In a series of tweets, he laid out exactly what Avenatti did when he found a house in Newport Beach, California that he fancied:
Now, the fun story of how #Avenatti lived in a $12M home for free as a squatter while a mysterious Swiss company brought a false claim against the owner of the home whom #Avenatti welched on. While #Avenatti evaded taxes & stiffed employees, he lived here: https://t.co/4mKVzvK72U
— Robert Barnes (@barnes_law) May 13, 2018
In a series of tweets early this week, Barnes detailed Avenatti’s, um, unusual living situation and how he may have defrauded the owner.
#Avenatti rented the $12M home on a lease-to-purchase w/ him paying $100k a month lease payments for nine months, until close of escrow was due in August of 2016. Just as the escrow was due, a mysterious Swiss company sued the owner, which #Avenatti used as an excuse to squat.
— Robert Barnes (@barnes_law) May 13, 2018
The owner brought an eviction/unlawful detainer action against #Avenatti, while fighting this mystery suit against a Swiss company claiming to have lent a prior owner of the home $10M (Orange County Case No.: 30-2017-008355880CU-UD-CJC.) Meanwhile, #Avenatti refused to pay rent.
— Robert Barnes (@barnes_law) May 13, 2018
What happened to the mystery suit by the Swiss Company against the current owner that let #Avenatti dodge rent for more than a year in a $12M home? The company never showed up in court, never proved they had any claim, & had their entire case dismissed: 30-2016-00872019-CU-BC-CJC
— Robert Barnes (@barnes_law) May 13, 2018
Could the Swiss company be somehow related to Michael Avenatti? Does United Airlines have a bit of a public relations problem when it comes to customer service?

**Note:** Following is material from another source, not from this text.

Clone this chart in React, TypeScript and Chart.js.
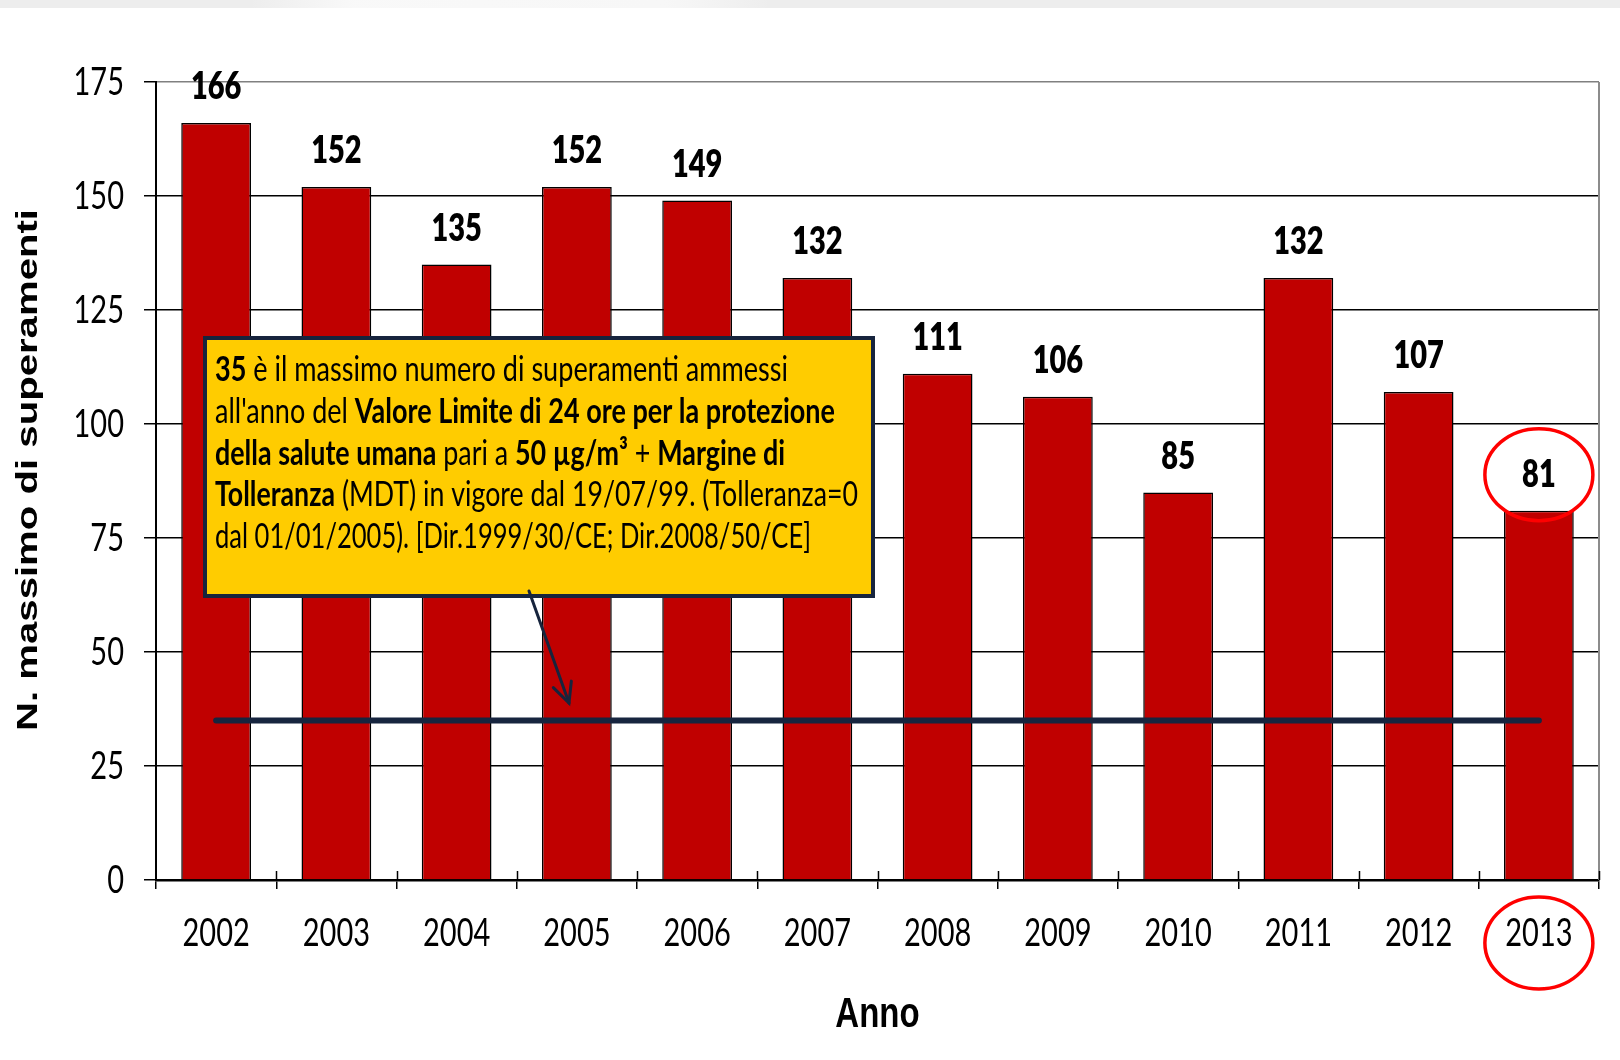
import { useEffect, useRef } from "react";
import { Chart, registerables } from "chart.js";

Chart.register(...registerables);

const YEARS = ["2002", "2003", "2004", "2005", "2006", "2007", "2008", "2009", "2010", "2011", "2012", "2013"];
const MAX_EXCEEDANCES = [166, 152, 135, 152, 149, 132, 111, 106, 85, 132, 107, 81];
const LIMIT_LINE = [35, 35, 35, 35, 35, 35, 35, 35, 35, 35, 35, 35];
const Y_TICKS = [0, 25, 50, 75, 100, 125, 150, 175];
const HIGHLIGHT_INDEX = 11;
const Y_TITLE = "N. massimo di superamenti";
const X_TITLE = "Anno";

type Seg = [string, boolean];
const NOTE_LINES: Seg[][] = [
  [["35", true], [" è il massimo numero di superamenti ammessi", false]],
  [["all'anno del ", false], ["Valore Limite di 24 ore per la protezione", true]],
  [["della salute umana", true], [" pari a ", false], ["50 µg/m³", true], [" + ", false], ["Margine di", true]],
  [["Tolleranza", true], [" (MDT) in vigore dal 19/07/99. (Tolleranza=0", false]],
  [["dal 01/01/2005). [Dir.1999/30/CE; Dir.2008/50/CE]", false]],
];
// rendered width of each note line (px)
const NOTE_LINE_WIDTHS = [573, 620, 570, 643, 596];

const HUMANIST = "Lato, 'Open Sans', sans-serif";
const GROTESK = "'Liberation Sans', Arial, sans-serif";

function stretchedText(
  ctx: CanvasRenderingContext2D,
  text: string,
  x: number,
  y: number,
  font: string,
  ky: number,
  align: CanvasTextAlign,
  kx = 1
) {
  ctx.save();
  ctx.translate(x, y);
  ctx.scale(kx, ky);
  ctx.font = font;
  ctx.textAlign = align;
  ctx.textBaseline = "middle";
  ctx.fillText(text, 0, 0);
  ctx.restore();
}

const decor = {
  id: "decor",
  beforeDraw(chart: any) {
    const { ctx, width, height } = chart;
    ctx.save();
    ctx.fillStyle = "#ffffff";
    ctx.fillRect(0, 0, width, height);
    ctx.fillStyle = "#ededed";
    ctx.fillRect(0, 0, width, 8);
    const g = ctx.createLinearGradient(250, 0, 770, 0);
    g.addColorStop(0, "rgba(250,250,250,0)");
    g.addColorStop(0.2, "rgba(250,250,250,0.9)");
    g.addColorStop(0.8, "rgba(248,248,248,0.9)");
    g.addColorStop(1, "rgba(250,250,250,0)");
    ctx.fillStyle = g;
    ctx.fillRect(250, 0, 520, 8);
    ctx.restore();
  },
  afterDatasetsDraw(chart: any) {
    const { ctx, chartArea } = chart;
    const xs = chart.scales.x;
    const ys = chart.scales.y;
    const barMeta = chart.getDatasetMeta(1);
    ctx.save();

    // right border
    ctx.strokeStyle = "#8c8c8c";
    ctx.lineWidth = 2;
    ctx.beginPath();
    ctx.moveTo(chartArea.right, chartArea.top);
    ctx.lineTo(chartArea.right, chartArea.bottom);
    ctx.stroke();

    // category tick marks crossing the axis (upper part)
    ctx.strokeStyle = "#000";
    ctx.lineWidth = 1.5;
    const n = YEARS.length;
    const step = (chartArea.right - chartArea.left) / n;
    for (let i = 1; i <= n; i++) {
      const x = Math.round(xs.getPixelForValue(i - 1) + step / 2) + 0.5;
      ctx.beginPath();
      ctx.moveTo(x, chartArea.bottom - 9);
      ctx.lineTo(x, chartArea.bottom);
      ctx.stroke();
    }

    ctx.fillStyle = "#000";

    // x tick labels
    YEARS.forEach((lab, i) => {
      stretchedText(ctx, lab, xs.getPixelForValue(i), 933, `29px ${HUMANIST}`, 1.34, "center");
    });
    // y tick labels
    Y_TICKS.forEach((v) => {
      stretchedText(ctx, String(v), 124, ys.getPixelForValue(v), `29px ${HUMANIST}`, 1.34, "right");
    });

    // data labels
    barMeta.data.forEach((bar: any, i: number) => {
      stretchedText(ctx, String(MAX_EXCEEDANCES[i]), bar.x, bar.y - 36, `800 29px ${HUMANIST}`, 1.3, "center");
    });

    // axis titles
    stretchedText(ctx, X_TITLE, (chartArea.left + chartArea.right) / 2, 1015, `bold 33px ${GROTESK}`, 1.27, "center");
    ctx.save();
    ctx.translate(29, 470);
    ctx.rotate(-Math.PI / 2);
    ctx.font = `bold 29px ${GROTESK}`;
    const tw = ctx.measureText(Y_TITLE).width;
    ctx.scale(522 / tw, 1);
    ctx.textAlign = "center";
    ctx.textBaseline = "middle";
    ctx.fillText(Y_TITLE, 0, 0);
    ctx.restore();

    // note box
    const bx = 205, by = 338, bw = 668, bh = 258;
    ctx.fillStyle = "#ffcc00";
    ctx.fillRect(bx, by, bw, bh);
    ctx.strokeStyle = "#17243d";
    ctx.lineWidth = 4;
    ctx.strokeRect(bx, by, bw, bh);

    const fs = 26;
    const fontFor = (b: boolean) => `${b ? "bold " : ""}${fs}px ${HUMANIST}`;
    const measureLine = (line: Seg[]) =>
      line.reduce((acc, [t, b]) => {
        ctx.font = fontFor(b);
        return acc + ctx.measureText(t).width;
      }, 0);
    ctx.fillStyle = "#000";
    ctx.textAlign = "left";
    ctx.textBaseline = "middle";
    NOTE_LINES.forEach((line, li) => {
      const sx = NOTE_LINE_WIDTHS[li] / measureLine(line);
      ctx.save();
      ctx.translate(215, 370 + li * 41.8);
      ctx.scale(sx, 1.3);
      let x = 0;
      line.forEach(([t, b]) => {
        ctx.font = fontFor(b);
        ctx.fillText(t, x, 0);
        x += ctx.measureText(t).width;
      });
      ctx.restore();
    });

    // arrow
    const ax0 = 529, ay0 = 591, ax1 = 569, ay1 = 703;
    ctx.strokeStyle = "#17243d";
    ctx.lineWidth = 3;
    ctx.lineCap = "round";
    ctx.beginPath();
    ctx.moveTo(ax0, ay0);
    ctx.lineTo(ax1, ay1);
    ctx.stroke();
    const ang = Math.atan2(ay1 - ay0, ax1 - ax0);
    const hl = 22;
    ctx.beginPath();
    ctx.moveTo(ax1 - hl * Math.cos(ang - 0.45), ay1 - hl * Math.sin(ang - 0.45));
    ctx.lineTo(ax1, ay1);
    ctx.lineTo(ax1 - hl * Math.cos(ang + 0.45), ay1 - hl * Math.sin(ang + 0.45));
    ctx.stroke();

    // highlight ellipses
    const hb = barMeta.data[HIGHLIGHT_INDEX];
    ctx.strokeStyle = "#ff0000";
    ctx.lineWidth = 3.5;
    ctx.beginPath();
    ctx.ellipse(hb.x, hb.y - 36, 54, 46, 0, 0, Math.PI * 2);
    ctx.stroke();
    ctx.beginPath();
    ctx.ellipse(hb.x, chartArea.bottom + 63, 54, 46, 0, 0, Math.PI * 2);
    ctx.stroke();

    ctx.restore();
  },
};

export default function App() {
  const ref = useRef<HTMLCanvasElement | null>(null);
  useEffect(() => {
    if (!ref.current) return;
    const chart = new Chart(ref.current, {
      type: "bar",
      data: {
        labels: YEARS,
        datasets: [
          {
            type: "line",
            label: "Limite",
            data: LIMIT_LINE,
            borderColor: "#17253f",
            borderWidth: 6,
            borderCapStyle: "round",
            pointRadius: 0,
            fill: false,
            order: 0,
          } as any,
          {
            type: "bar",
            label: "N. massimo di superamenti",
            data: MAX_EXCEEDANCES,
            backgroundColor: "#c00000",
            borderColor: "#000000",
            borderWidth: 1.5,
            categoryPercentage: 1,
            barPercentage: 0.58,
            order: 1,
          },
        ],
      },
      options: {
        animation: false,
        responsive: false,
        events: [],
        layout: { padding: { top: 82, right: 21, left: 0, bottom: 0 } },
        plugins: {
          legend: { display: false },
          tooltip: { enabled: false },
          title: { display: false },
        },
        scales: {
          x: {
            offset: true,
            afterFit: (s: any) => {
              s.height = 180;
            },
            grid: {
              display: true,
              offset: true,
              drawOnChartArea: false,
              drawTicks: true,
              tickLength: 9,
              color: "#000",
              lineWidth: 1.5,
            },
            border: { display: true, color: "#000", width: 2.5 },
            ticks: { display: false, autoSkip: false },
            title: { display: false },
          },
          y: {
            min: 0,
            max: 175,
            afterFit: (s: any) => {
              s.width = 156;
            },
            afterBuildTicks: (s: any) => {
              s.ticks = Y_TICKS.map((v) => ({ value: v }));
            },
            grid: {
              color: (c: any) => (c.tick && c.tick.value === 175 ? "#808080" : "#000"),
              tickColor: "#000",
              lineWidth: 1.5,
              tickLength: 12,
            },
            border: { display: true, color: "#000", width: 2 },
            ticks: { display: false },
            title: { display: false },
          },
        },
      },
      plugins: [decor],
    });
    return () => chart.destroy();
  }, []);
  return (
    <div style={{ position: "fixed", left: 0, top: 0, width: 1620, height: 1060, background: "#fff" }}>
      <canvas ref={ref} width={1620} height={1060} style={{ display: "block", width: 1620, height: 1060 }} />
    </div>
  );
}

Look, nobody’s expecting a Hollywood lawyer who lives well beyond his means to have the scruples of Sir Thomas More or Atticus Finch. Avenatti is a man who is once quoted as saying that, “Life is meant to be lived; there are no dress rehearsals.”
That all sounds very good until you realize that’s the kind of statement that usually escapes the mouth of someone signing a lease at a Maserati dealership when any financial adviser worth their salt would physically drag them over to the Hyundai showroom across the street.
Most of us have this kind of person in our lives in some capacity, and we’re all familiar with their shenanigans. Those shenanigans, however, don’t usually extend to living rent-free — typically defined as squatting — in a $12 million house while a mysterious Swiss shell company presses legal action. And lo and behold, that company was gone in a flash. The owner’s headaches, one assume, continued long after this.
We do have to keep in mind that these are documents obtained by another lawyer, but Robert Barnes has a fairly solid track record in reporting on Avenatti’s various legal peccadilloes. And, after all, if he’s wrong Avenatti can sue him back to the stone age for defamation. There’s been no talk of that yet from Avenatti’s side — on this allegation or regarding anything else that Barnes has uncovered.
Perhaps the most amazing thing about this isn’t the fact that Avenatti was able to get away with squatting, however.
It’s the fact that the media feels there is absolutely no need to ask him about any of these alleged financial improprieties. Considering the fact that he’s more or less pitched a tent outside of Anderson Cooper’s office at CNN, you would think that someone would find at least a few minutes to question Daniels’ lawyer over this panoply of issues that seriously call his character into question.